The computing power that's available on the average desktop has exploded in the past few years. A typical PC has performance exceeding that of a multi-million dollar supercomputer a mere decade ago. To some people, that might mean that it's time to sit back and watch computers get faster: performance is no longer an issue, we'll let hardware do the work. But if you're looking at this book, you're not one of them. Performance is always an issue. Even with the fastest computers, there's a need to harness the processing power and get more work done in a limited amount of time. If you're a software developer, you probably know that getting the most out of a modern workstation or PC can be tricky. Paying closer attention to memory reference patterns and loop structure can have a huge payoff. High Performance Computing discusses how modern workstations get their performance and how you can write code that makes optimal use of your hardware. You'll learn what the newest buzzwords really mean, how caching and other memory design features affect the way your software behaves, and where the newest "post-RISC" architectures are headed.

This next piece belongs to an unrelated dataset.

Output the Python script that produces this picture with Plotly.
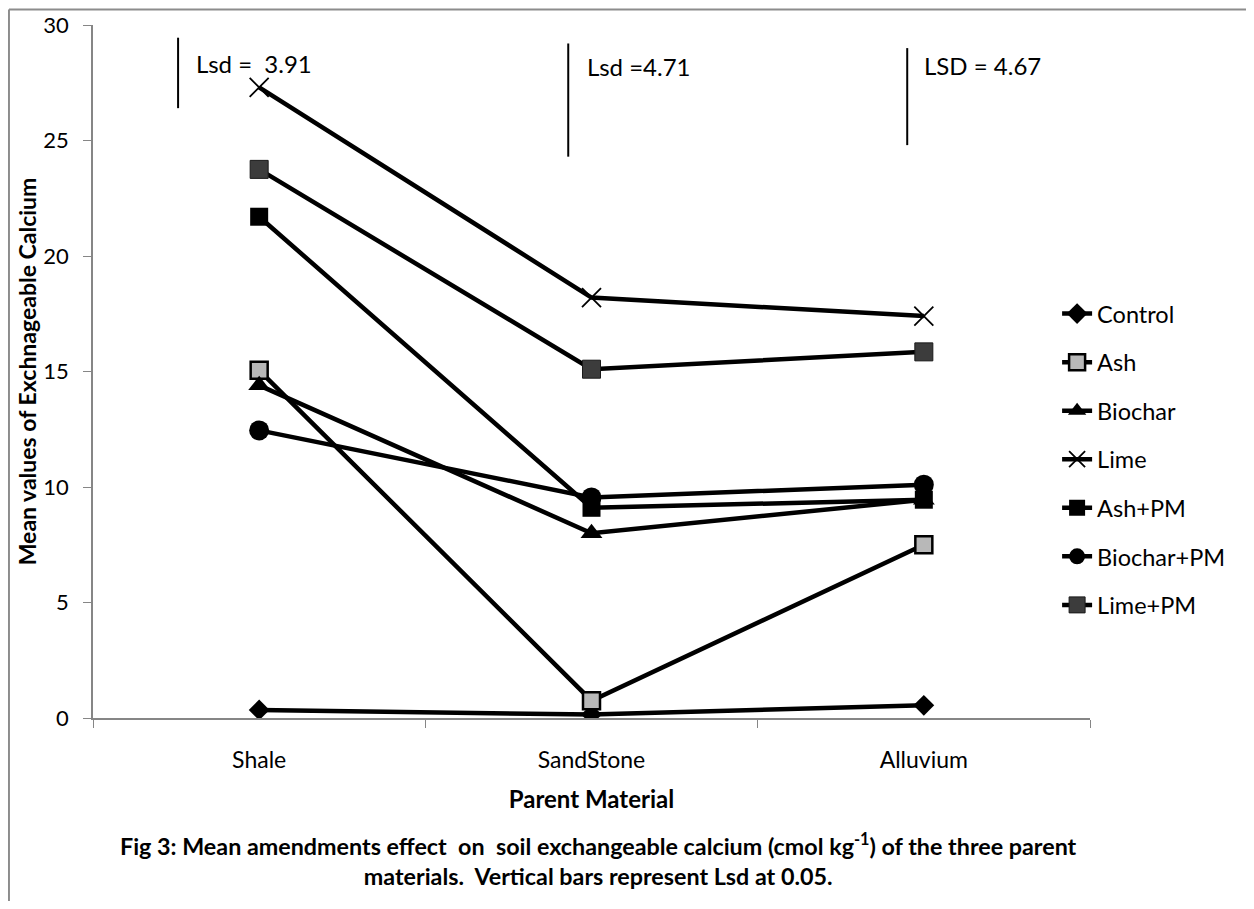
import plotly.graph_objects as go

categories = ["Shale", "SandStone", "Alluvium"]
series_names = ["Control", "Ash", "Biochar", "Lime", "Ash+PM", "Biochar+PM", "Lime+PM"]
control = [0.35, 0.15, 0.55]
ash = [15.05, 0.75, 7.5]
biochar = [14.4, 8.0, 9.45]
lime = [27.3, 18.2, 17.4]
ash_pm = [21.7, 9.1, 9.45]
biochar_pm = [12.45, 9.55, 10.1]
lime_pm = [23.75, 15.1, 15.85]
y_ticks = [0, 5, 10, 15, 20, 25, 30]

lsd_labels = ["Lsd =\u00a0\u00a03.91", "Lsd =4.71", "LSD = 4.67"]

FONT = "Lato"
values = [control, ash, biochar, lime, ash_pm, biochar_pm, lime_pm]
markers = [
    dict(symbol="diamond", size=16, color="black"),
    dict(symbol="square", size=17, color="#b8b8b8", line=dict(color="black", width=2.5)),
    dict(symbol="triangle-up", size=19, color="black"),
    dict(symbol="x-thin", size=19, color="black", line=dict(color="black", width=1.8)),
    dict(symbol="square", size=18, color="black"),
    dict(symbol="circle", size=20, color="black"),
    dict(symbol="square", size=18, color="#3c3c3c", line=dict(color="#1a1a1a", width=1)),
]

fig = go.Figure()
for name, vals, mk in zip(series_names, values, markers):
    fig.add_trace(go.Scatter(
        x=categories, y=vals, name=name, mode="lines+markers",
        line=dict(color="black", width=4.5), marker=mk,
        legendgroup=name,
    ))

# LSD bars (positions in category units / data units)
lsd_x = [-0.244, 0.93, 1.95]
lsd_y0 = [26.4, 24.3, 24.8]
lsd_y1 = [29.45, 29.2, 29.0]
lsd_tx = [-0.196, 0.979, 1.994]
lsd_ty = [28.35, 28.2, 28.25]
for bx, y0, y1, tx, ty, lab in zip(lsd_x, lsd_y0, lsd_y1, lsd_tx, lsd_ty, lsd_labels):
    fig.add_shape(type="line", xref="x", yref="y", x0=bx, x1=bx, y0=y0, y1=y1,
                  line=dict(color="black", width=2))
    fig.add_annotation(x=tx, y=ty, xref="x", yref="y", text=lab, showarrow=False,
                       xanchor="left", yanchor="middle",
                       font=dict(family=FONT, size=24, color="black"))

# outer border (left and top)
fig.add_shape(type="line", xref="paper", yref="paper", x0=-0.0843, x1=-0.0843, y0=1.0224, y1=-0.4,
              line=dict(color="#8c8c8c", width=2))
fig.add_shape(type="line", xref="paper", yref="paper", x0=-0.0843, x1=1.3, y0=1.0224, y1=1.0224,
              line=dict(color="#8c8c8c", width=2))

fig.add_annotation(
    xref="paper", yref="paper", x=0.5075, y=-0.157, xanchor="center", yanchor="top",
    text="<b>Fig 3: Mean amendments effect\u00a0 on\u00a0 soil exchangeable calcium (cmol kg<sup>-1</sup>) of the three parent<br>materials.\u00a0 Vertical bars represent Lsd at 0.05.</b>",
    showarrow=False, align="center",
    font=dict(family=FONT, size=23.3, color="black"),
)

fig.update_layout(
    width=1238, height=893,
    margin=dict(l=85, r=156, t=17, b=183),
    paper_bgcolor="white", plot_bgcolor="white",
    font=dict(family=FONT, color="black"),
    showlegend=True,
    legend=dict(x=0.967, y=0.615, xanchor="left", yanchor="top",
                font=dict(family=FONT, size=23.5, color="black"),
                bgcolor="rgba(0,0,0,0)", tracegroupgap=15),
    xaxis=dict(
        type="category", range=[-0.5, 2.5], showline=True, linecolor="#868686", linewidth=1.5,
        ticks="outside", tickson="boundaries", ticklen=8, tickcolor="#868686",
        showgrid=False, tickfont=dict(family=FONT, size=23, color="black"),
        ticklabelstandoff=21, automargin=False,
        title=dict(text="<b>Parent Material</b>", font=dict(family=FONT, size=24, color="black"), standoff=19),
    ),
    yaxis=dict(
        range=[0, 30], tickvals=y_ticks, showline=True, linecolor="#868686", linewidth=1.5,
        ticks="outside", ticklen=8, tickcolor="#868686", showgrid=False, zeroline=False,
        tickfont=dict(family=FONT, size=22, color="black"),
        ticklabelstandoff=10, automargin=False,
        title=dict(text="<b>Mean values of Exchnageable Calcium</b>", font=dict(family=FONT, size=23, color="black"), standoff=0),
    ),
)

fig.write_html("out.html")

If you're involved with purchasing or evaluating workstations, this book will help you make intelligent comparisons. You'll learn how to interpret the commonly quoted industry benchmarks, what vendors do to show their machines in the best possible light, and how to run your own benchmarks. Whether you're using the latest Pentium PC or a highly specialized multiprocessor, you'll find High Performance Computing an indispensable guide. Topics covered include: CPU and memory architecture for RISC microprocessors and their successors Optimizing compilers Timing and profiling programs Understanding parallelism Loop and memory reference optimizations Benchmarking Parallel Computing and Multiprocessing
What I think of this High Performance Computing book
Hello all - thanks for looking at my book. This is an excellent book for both computer scientists and non-computer scientists. In many ways high performance computing is moving from a research area to an applications area. Chemists, mechanical engineers, stockbrokers, airlines, and many more regularly use high performance computing in their science or business. This book could also be titled, "The Dummy's Guide to High Performance Computing" because it is written so that any reasonably computer knowledgeable person can learn from it. It focuses on straightforward examples of the current technology used to gain the maximum performance out of the largest and smallest computers. In addition to showing you how to program for maximum speed, the book also looks at how high performance computers are put together.
I feel that this is a fascinating topic even if you don't have a job in which you do fluid dynamics computations all day long.